• EXERCISE GOAL
Pictures within the data are to be left out; everything else must be reproduced exactly.

• MATERIAL
....

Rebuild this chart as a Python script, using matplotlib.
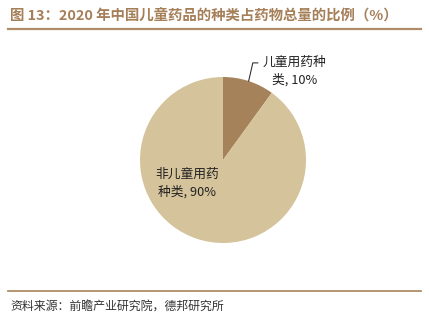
import matplotlib
matplotlib.use("Agg")
from matplotlib import pyplot as plt
import numpy as np

plt.rcParams['font.family'] = ['Noto Sans CJK SC', 'DejaVu Sans']

labels = ["儿童用药种\n类, 10%", "非儿童用药\n种类, 90%"]
shares = [10, 90]
colors = ["#a6825b", "#d5c39b"]

title = "图 13：2020 年中国儿童药品的种类占药物总量的比例（%）"
source = "资料来源：前瞻产业研究院，德邦研究所"
brown = "#a57f58"

W, H = 429, 326
fig = plt.figure(figsize=(W / 100, H / 100), dpi=100)

# pie axes: centre (223,160) px, radius 83 px
cx, cy, r = 223, 160, 83
ax = fig.add_axes([(cx - r) / W, (H - cy - r) / H, 2 * r / W, 2 * r / H])
wedges, _ = ax.pie(shares, colors=colors, startangle=90, counterclock=False,
                   radius=1, wedgeprops=dict(linewidth=0))
ax.set_xlim(-1, 1)
ax.set_ylim(-1, 1)
ax.set_aspect('auto')
ax.axis('off')

# small wedge: leader line from its outer edge
w = wedges[0]
ang = np.deg2rad((w.theta1 + w.theta2) / 2)
x0, y0 = np.cos(ang), np.sin(ang)
ax.plot([x0, x0 + 0.05, x0 + 0.11], [y0, 1.17, 1.17], color="#333333",
        lw=0.8, clip_on=False)
ax.text(0.86, 1.07, labels[0], ha='center', va='center', fontsize=9.2,
        color="#222222", linespacing=1.5, clip_on=False)

# big wedge label inside
ax.text(-0.435, -0.28, labels[1], ha='center', va='center', fontsize=9.2,
        color="#222222", linespacing=1.5)

fig.text(10 / W, 1 - 15.5 / H, title, fontsize=10.4, fontweight='bold',
         color=brown, ha='left', va='center')
fig.add_artist(plt.Line2D([8 / W, 421 / W], [1 - 29 / H, 1 - 29 / H],
                          color="#b08d68", lw=1.6))
fig.add_artist(plt.Line2D([8 / W, 421 / W], [1 - 291 / H, 1 - 291 / H],
                          color="#b08d68", lw=1.3))
fig.text(10 / W, 1 - 307 / H, source, fontsize=8.6, color="#333333",
         ha='left', va='center')

fig.savefig("out.png", dpi=100, facecolor="white")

....

• ANSWER TO THE EXERCISE
Rebuild this chart as a Python script, using matplotlib.
import matplotlib
matplotlib.use("Agg")
from matplotlib import pyplot as plt
import numpy as np

plt.rcParams['font.family'] = ['Noto Sans CJK SC', 'DejaVu Sans']

labels = ["儿童用药种\n类, 10%", "非儿童用药\n种类, 90%"]
shares = [10, 90]
colors = ["#a6825b", "#d5c39b"]

title = "图 13：2020 年中国儿童药品的种类占药物总量的比例（%）"
source = "资料来源：前瞻产业研究院，德邦研究所"
brown = "#a57f58"

W, H = 429, 326
fig = plt.figure(figsize=(W / 100, H / 100), dpi=100)

# pie axes: centre (223,160) px, radius 83 px
cx, cy, r = 223, 160, 83
ax = fig.add_axes([(cx - r) / W, (H - cy - r) / H, 2 * r / W, 2 * r / H])
wedges, _ = ax.pie(shares, colors=colors, startangle=90, counterclock=False,
                   radius=1, wedgeprops=dict(linewidth=0))
ax.set_xlim(-1, 1)
ax.set_ylim(-1, 1)
ax.set_aspect('auto')
ax.axis('off')

# small wedge: leader line from its outer edge
w = wedges[0]
ang = np.deg2rad((w.theta1 + w.theta2) / 2)
x0, y0 = np.cos(ang), np.sin(ang)
ax.plot([x0, x0 + 0.05, x0 + 0.11], [y0, 1.17, 1.17], color="#333333",
        lw=0.8, clip_on=False)
ax.text(0.86, 1.07, labels[0], ha='center', va='center', fontsize=9.2,
        color="#222222", linespacing=1.5, clip_on=False)

# big wedge label inside
ax.text(-0.435, -0.28, labels[1], ha='center', va='center', fontsize=9.2,
        color="#222222", linespacing=1.5)

fig.text(10 / W, 1 - 15.5 / H, title, fontsize=10.4, fontweight='bold',
         color=brown, ha='left', va='center')
fig.add_artist(plt.Line2D([8 / W, 421 / W], [1 - 29 / H, 1 - 29 / H],
                          color="#b08d68", lw=1.6))
fig.add_artist(plt.Line2D([8 / W, 421 / W], [1 - 291 / H, 1 - 291 / H],
                          color="#b08d68", lw=1.3))
fig.text(10 / W, 1 - 307 / H, source, fontsize=8.6, color="#333333",
         ha='left', va='center')

fig.savefig("out.png", dpi=100, facecolor="white")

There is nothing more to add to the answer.